Ross-Nazzal: Yes. I think the only thing that I thought, since we just have a few minutes, is if you want to tell us, just so we’ll have it on the recording, why you decided to write your book [Keeper of the Flame].

Carr: I’ve always been interested in writing, even in school, but I thought I’d write like a memoir sort of thing. I did that, and it was really boring. I thought but my life has not been boring, so there’s something wrong with the way I’m writing it.

I took a bunch of classes at junior [college], and I took some extension courses from UCLA [University of California, Los Angeles] about how to write. It just came to me one night when I was watching a play my son was in.

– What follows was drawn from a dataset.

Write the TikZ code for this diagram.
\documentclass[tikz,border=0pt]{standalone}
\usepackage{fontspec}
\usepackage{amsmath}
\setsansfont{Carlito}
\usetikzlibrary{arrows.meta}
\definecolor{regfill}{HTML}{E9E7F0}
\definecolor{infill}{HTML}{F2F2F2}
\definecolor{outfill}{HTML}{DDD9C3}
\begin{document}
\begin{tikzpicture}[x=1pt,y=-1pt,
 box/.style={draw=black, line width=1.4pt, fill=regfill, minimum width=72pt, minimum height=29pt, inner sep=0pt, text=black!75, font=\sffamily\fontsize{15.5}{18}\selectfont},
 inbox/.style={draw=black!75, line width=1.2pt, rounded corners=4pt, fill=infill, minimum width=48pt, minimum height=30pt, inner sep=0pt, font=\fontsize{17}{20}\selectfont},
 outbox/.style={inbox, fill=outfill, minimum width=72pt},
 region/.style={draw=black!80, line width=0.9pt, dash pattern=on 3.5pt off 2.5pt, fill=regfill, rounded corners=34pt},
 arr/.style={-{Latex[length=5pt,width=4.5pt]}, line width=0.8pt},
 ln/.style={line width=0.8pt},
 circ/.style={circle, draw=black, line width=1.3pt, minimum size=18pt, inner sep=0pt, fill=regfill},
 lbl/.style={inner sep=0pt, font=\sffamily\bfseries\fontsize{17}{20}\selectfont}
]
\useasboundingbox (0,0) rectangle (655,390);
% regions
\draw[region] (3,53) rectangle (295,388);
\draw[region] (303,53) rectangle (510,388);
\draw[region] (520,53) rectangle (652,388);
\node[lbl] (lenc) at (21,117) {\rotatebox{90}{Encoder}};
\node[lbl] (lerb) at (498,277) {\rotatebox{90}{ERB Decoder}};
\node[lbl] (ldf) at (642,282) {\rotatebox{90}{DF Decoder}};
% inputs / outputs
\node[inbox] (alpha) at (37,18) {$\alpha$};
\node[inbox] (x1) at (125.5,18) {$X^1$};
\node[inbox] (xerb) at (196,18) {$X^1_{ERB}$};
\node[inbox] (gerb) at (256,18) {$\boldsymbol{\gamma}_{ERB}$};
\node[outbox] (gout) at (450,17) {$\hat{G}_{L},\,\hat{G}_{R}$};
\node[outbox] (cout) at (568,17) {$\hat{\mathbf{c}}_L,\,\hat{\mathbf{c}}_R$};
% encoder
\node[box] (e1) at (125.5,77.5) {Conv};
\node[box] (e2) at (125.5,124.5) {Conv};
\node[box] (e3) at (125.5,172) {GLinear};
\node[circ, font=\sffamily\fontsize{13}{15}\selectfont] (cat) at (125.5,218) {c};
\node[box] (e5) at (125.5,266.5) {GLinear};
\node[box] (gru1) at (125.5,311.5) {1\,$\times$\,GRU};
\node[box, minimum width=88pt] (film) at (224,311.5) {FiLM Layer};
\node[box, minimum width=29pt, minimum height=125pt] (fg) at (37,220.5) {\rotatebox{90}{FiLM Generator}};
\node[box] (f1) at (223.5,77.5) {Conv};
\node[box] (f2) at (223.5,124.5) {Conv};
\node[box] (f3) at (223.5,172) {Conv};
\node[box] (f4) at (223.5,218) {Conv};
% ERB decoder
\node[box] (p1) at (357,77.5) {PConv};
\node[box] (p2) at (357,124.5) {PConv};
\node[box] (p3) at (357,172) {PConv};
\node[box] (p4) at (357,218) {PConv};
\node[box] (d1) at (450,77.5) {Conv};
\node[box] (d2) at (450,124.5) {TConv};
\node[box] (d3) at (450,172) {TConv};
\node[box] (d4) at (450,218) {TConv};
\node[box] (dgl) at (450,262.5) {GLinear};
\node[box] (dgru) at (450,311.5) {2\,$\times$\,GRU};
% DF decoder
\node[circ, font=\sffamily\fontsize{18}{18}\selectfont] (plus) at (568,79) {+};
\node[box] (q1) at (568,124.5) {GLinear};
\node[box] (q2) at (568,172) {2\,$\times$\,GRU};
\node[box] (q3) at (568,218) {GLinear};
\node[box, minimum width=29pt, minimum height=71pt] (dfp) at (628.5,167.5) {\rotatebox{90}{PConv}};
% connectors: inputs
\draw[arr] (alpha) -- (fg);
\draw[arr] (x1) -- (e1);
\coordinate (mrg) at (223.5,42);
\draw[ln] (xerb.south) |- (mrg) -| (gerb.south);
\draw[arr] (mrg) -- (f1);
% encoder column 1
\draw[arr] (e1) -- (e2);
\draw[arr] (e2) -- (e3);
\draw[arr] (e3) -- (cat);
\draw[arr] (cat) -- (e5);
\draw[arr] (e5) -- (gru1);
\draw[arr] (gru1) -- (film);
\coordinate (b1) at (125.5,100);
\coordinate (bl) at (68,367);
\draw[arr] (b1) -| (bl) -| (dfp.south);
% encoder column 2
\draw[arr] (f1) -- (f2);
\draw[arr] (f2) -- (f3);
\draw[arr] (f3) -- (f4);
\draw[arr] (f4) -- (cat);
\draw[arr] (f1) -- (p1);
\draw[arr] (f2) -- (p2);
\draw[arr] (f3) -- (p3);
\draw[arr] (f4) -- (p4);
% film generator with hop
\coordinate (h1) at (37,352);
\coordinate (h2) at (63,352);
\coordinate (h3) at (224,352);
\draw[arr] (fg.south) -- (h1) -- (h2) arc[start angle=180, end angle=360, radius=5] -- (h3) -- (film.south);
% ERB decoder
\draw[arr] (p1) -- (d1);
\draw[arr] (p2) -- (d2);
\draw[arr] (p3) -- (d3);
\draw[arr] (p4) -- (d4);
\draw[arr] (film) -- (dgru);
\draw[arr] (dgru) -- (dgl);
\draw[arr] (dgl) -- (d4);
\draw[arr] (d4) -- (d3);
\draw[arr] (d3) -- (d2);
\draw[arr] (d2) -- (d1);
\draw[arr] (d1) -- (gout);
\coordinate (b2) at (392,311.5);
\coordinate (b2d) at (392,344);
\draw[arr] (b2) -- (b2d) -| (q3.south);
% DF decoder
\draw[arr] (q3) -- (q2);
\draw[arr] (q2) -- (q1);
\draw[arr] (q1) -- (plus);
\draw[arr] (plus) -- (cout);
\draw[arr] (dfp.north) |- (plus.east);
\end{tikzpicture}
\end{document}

I thought, “I’ll write a novel, and I’ll make it just true to life, but it’ll be a novel, so I can pretty much say whatever I want to say.”

That’s how I wrote the novel. I took a lot of classes, I took a lot of notes, I worked on it for years and years. Then I got a freelance editor who urged me to rewrite some of it, and so I rewrote it. I like to say it only took me 20 years to write that book, off and on. That’s how I came to write it. It was very cathartic too, to write that. Laugh at the funny things and cry at the sad things.

Ross-Nazzal: I enjoyed reading your book.

Carr: Oh. Thank you.

Ross-Nazzal: Yes, it was-well written.

Carr: That means a lot to me. I have a new publisher, and I have a publicist.

Ross-Nazzal: Oh, great.

Carr: I’m hoping that something comes of that, because I’m forgetting things.

Ross-Nazzal: It happens to all of us.

Carr: Really fast. I have to sign this [release].

Ross-Nazzal: Oh, yes, please. Is there anything else that we haven’t talked about that you wanted to chat about as we close out today?

Carr: No, I think Skylab was the biggest thing I wanted to get off my shoulders. What’s today?

Ross-Nazzal: Today is the 20th. Thank you so much. We appreciate it.

Carr: You’re welcome. Thank you so much.